# Provided data start

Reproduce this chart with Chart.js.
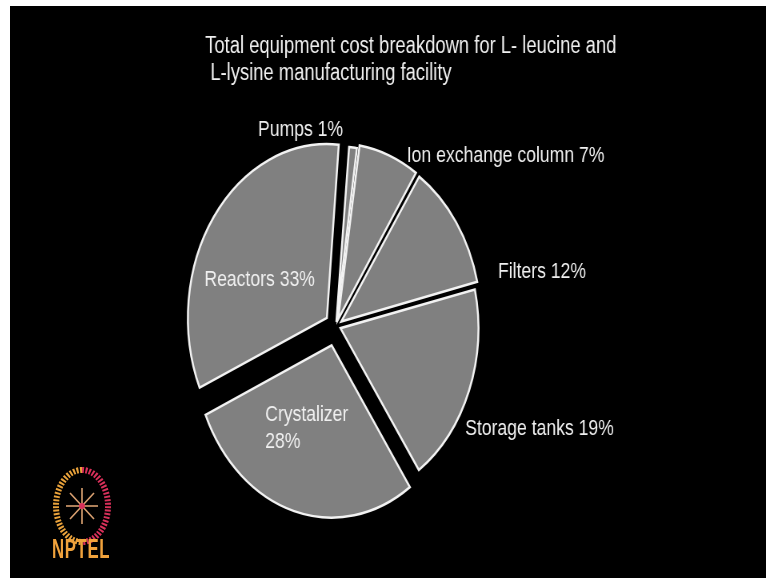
<!DOCTYPE html>
<html>
<head>
<meta charset="utf-8">
<script src="https://cdn.jsdelivr.net/npm/chart.js@4.4.1/dist/chart.umd.min.js"></script>
<style>
  html, body { margin: 0; padding: 0; background: #fff; }
  body { width: 766px; height: 578px; overflow: hidden; position: relative; }
  #slide { position: absolute; left: 10px; top: 6px; width: 756px; height: 572px; background: #000; overflow: hidden; }
  /* the slide is drawn wide and squeezed, which gives the narrow lettering */
  #wrap { position: absolute; left: 0; top: 0; width: 945px; height: 572px; transform: scaleX(0.8); transform-origin: 0 0; }
  #logo { position: absolute; left: 41px; top: 460px; }
  #nptel { position: absolute; left: 42px; top: 527px; color: #f0a23c; font: bold 28px "Liberation Sans", Arial, sans-serif; transform: scaleX(0.6); transform-origin: 0 0; letter-spacing: 1px; }
</style>
</head>
<body>
<div id="slide">
  <div id="wrap"><canvas id="pie" width="945" height="572"></canvas></div>
  <svg id="logo" width="62" height="80" viewBox="0 0 62 80">
    <path d="M31 4 A26 36 0 0 0 31 76" fill="none" stroke="#e9a23b" stroke-width="6" stroke-dasharray="2 1.5"/>
    <path d="M31 4 A26 36 0 0 1 31 76" fill="none" stroke="#d8305a" stroke-width="6" stroke-dasharray="2 1.5"/>
    <g stroke="#d9a070" stroke-width="1.6" fill="none">
      <line x1="31" y1="22" x2="31" y2="58"/>
      <line x1="15" y1="40" x2="47" y2="40"/>
      <line x1="19" y1="27" x2="43" y2="53"/>
      <line x1="43" y1="27" x2="19" y2="53"/>
    </g>
    <circle cx="31" cy="40" r="3" fill="#d8305a"/>
  </svg>
  <div id="nptel">NPTEL</div>
</div>
<script>
// equipment cost shares, clockwise from the top
const labels = ['Pumps', 'Ion exchange column', 'Filters', 'Storage tanks', 'Crystalizer', 'Reactors'];
const shares = [1, 7, 12, 19, 28, 33];
const titleLines = ['Total equipment cost breakdown for L- leucine and', ' L-lysine manufacturing facility'];

// how far each slice is pulled out (Chart.js moves an arc by offset / 4)
const explode = [16, 28, 32, 24, 80, 56];
// where each slice caption sits (canvas px, left / baseline)
const labelAt = [[310, 130], [496, 156], [610, 272], [569, 429], [319, 415], [243, 280]];

const textFont = '"Liberation Sans", Arial, sans-serif';

// title and slice captions
const sliceText = {
    id: 'sliceText',
    afterDraw(chart) {
        const ctx = chart.ctx;
        ctx.save();
        ctx.fillStyle = '#f0f0f0';
        ctx.textAlign = 'left';
        ctx.textBaseline = 'alphabetic';
        ctx.font = '23px ' + textFont;
        titleLines.forEach((t, i) => ctx.fillText(t, 244, 47 + i * 27));

        ctx.font = '22px ' + textFont;
        labels.forEach((name, i) => {
            const [x, y] = labelAt[i];
            const lines = name === 'Crystalizer'
                ? [name, shares[i] + '%']
                : [name + ' ' + shares[i] + '%'];
            lines.forEach((line, j) => ctx.fillText(line, x, y + j * 27));
        });
        ctx.restore();
    }
};

const ctx = document.getElementById('pie').getContext('2d');
new Chart(ctx, {
    type: 'pie',
    data: {
        labels: labels,
        datasets: [{
            data: shares,
            backgroundColor: '#808080',
            borderColor: '#f2f2f2',
            borderWidth: 2.5,
            borderJoinStyle: 'miter',
            offset: explode
        }]
    },
    options: {
        responsive: false,
        animation: false,
        rotation: 5,
        radius: 172,
        layout: { padding: { left: 0, right: 130, top: 68, bottom: 0 } },
        plugins: {
            legend: { display: false },
            tooltip: { enabled: false }
        }
    },
    plugins: [sliceText]
});
</script>
</body>
</html>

# Provided data end

Copy the data word for word. Pictures do not go in the copy.

> _Task answer_:
Reproduce this chart with Chart.js.
<!DOCTYPE html>
<html>
<head>
<meta charset="utf-8">
<script src="https://cdn.jsdelivr.net/npm/chart.js@4.4.1/dist/chart.umd.min.js"></script>
<style>
  html, body { margin: 0; padding: 0; background: #fff; }
  body { width: 766px; height: 578px; overflow: hidden; position: relative; }
  #slide { position: absolute; left: 10px; top: 6px; width: 756px; height: 572px; background: #000; overflow: hidden; }
  /* the slide is drawn wide and squeezed, which gives the narrow lettering */
  #wrap { position: absolute; left: 0; top: 0; width: 945px; height: 572px; transform: scaleX(0.8); transform-origin: 0 0; }
  #logo { position: absolute; left: 41px; top: 460px; }
  #nptel { position: absolute; left: 42px; top: 527px; color: #f0a23c; font: bold 28px "Liberation Sans", Arial, sans-serif; transform: scaleX(0.6); transform-origin: 0 0; letter-spacing: 1px; }
</style>
</head>
<body>
<div id="slide">
  <div id="wrap"><canvas id="pie" width="945" height="572"></canvas></div>
  <svg id="logo" width="62" height="80" viewBox="0 0 62 80">
    <path d="M31 4 A26 36 0 0 0 31 76" fill="none" stroke="#e9a23b" stroke-width="6" stroke-dasharray="2 1.5"/>
    <path d="M31 4 A26 36 0 0 1 31 76" fill="none" stroke="#d8305a" stroke-width="6" stroke-dasharray="2 1.5"/>
    <g stroke="#d9a070" stroke-width="1.6" fill="none">
      <line x1="31" y1="22" x2="31" y2="58"/>
      <line x1="15" y1="40" x2="47" y2="40"/>
      <line x1="19" y1="27" x2="43" y2="53"/>
      <line x1="43" y1="27" x2="19" y2="53"/>
    </g>
    <circle cx="31" cy="40" r="3" fill="#d8305a"/>
  </svg>
  <div id="nptel">NPTEL</div>
</div>
<script>
// equipment cost shares, clockwise from the top
const labels = ['Pumps', 'Ion exchange column', 'Filters', 'Storage tanks', 'Crystalizer', 'Reactors'];
const shares = [1, 7, 12, 19, 28, 33];
const titleLines = ['Total equipment cost breakdown for L- leucine and', ' L-lysine manufacturing facility'];

// how far each slice is pulled out (Chart.js moves an arc by offset / 4)
const explode = [16, 28, 32, 24, 80, 56];
// where each slice caption sits (canvas px, left / baseline)
const labelAt = [[310, 130], [496, 156], [610, 272], [569, 429], [319, 415], [243, 280]];

const textFont = '"Liberation Sans", Arial, sans-serif';

// title and slice captions
const sliceText = {
    id: 'sliceText',
    afterDraw(chart) {
        const ctx = chart.ctx;
        ctx.save();
        ctx.fillStyle = '#f0f0f0';
        ctx.textAlign = 'left';
        ctx.textBaseline = 'alphabetic';
        ctx.font = '23px ' + textFont;
        titleLines.forEach((t, i) => ctx.fillText(t, 244, 47 + i * 27));

        ctx.font = '22px ' + textFont;
        labels.forEach((name, i) => {
            const [x, y] = labelAt[i];
            const lines = name === 'Crystalizer'
                ? [name, shares[i] + '%']
                : [name + ' ' + shares[i] + '%'];
            lines.forEach((line, j) => ctx.fillText(line, x, y + j * 27));
        });
        ctx.restore();
    }
};

const ctx = document.getElementById('pie').getContext('2d');
new Chart(ctx, {
    type: 'pie',
    data: {
        labels: labels,
        datasets: [{
            data: shares,
            backgroundColor: '#808080',
            borderColor: '#f2f2f2',
            borderWidth: 2.5,
            borderJoinStyle: 'miter',
            offset: explode
        }]
    },
    options: {
        responsive: false,
        animation: false,
        rotation: 5,
        radius: 172,
        layout: { padding: { left: 0, right: 130, top: 68, bottom: 0 } },
        plugins: {
            legend: { display: false },
            tooltip: { enabled: false }
        }
    },
    plugins: [sliceText]
});
</script>
</body>
</html>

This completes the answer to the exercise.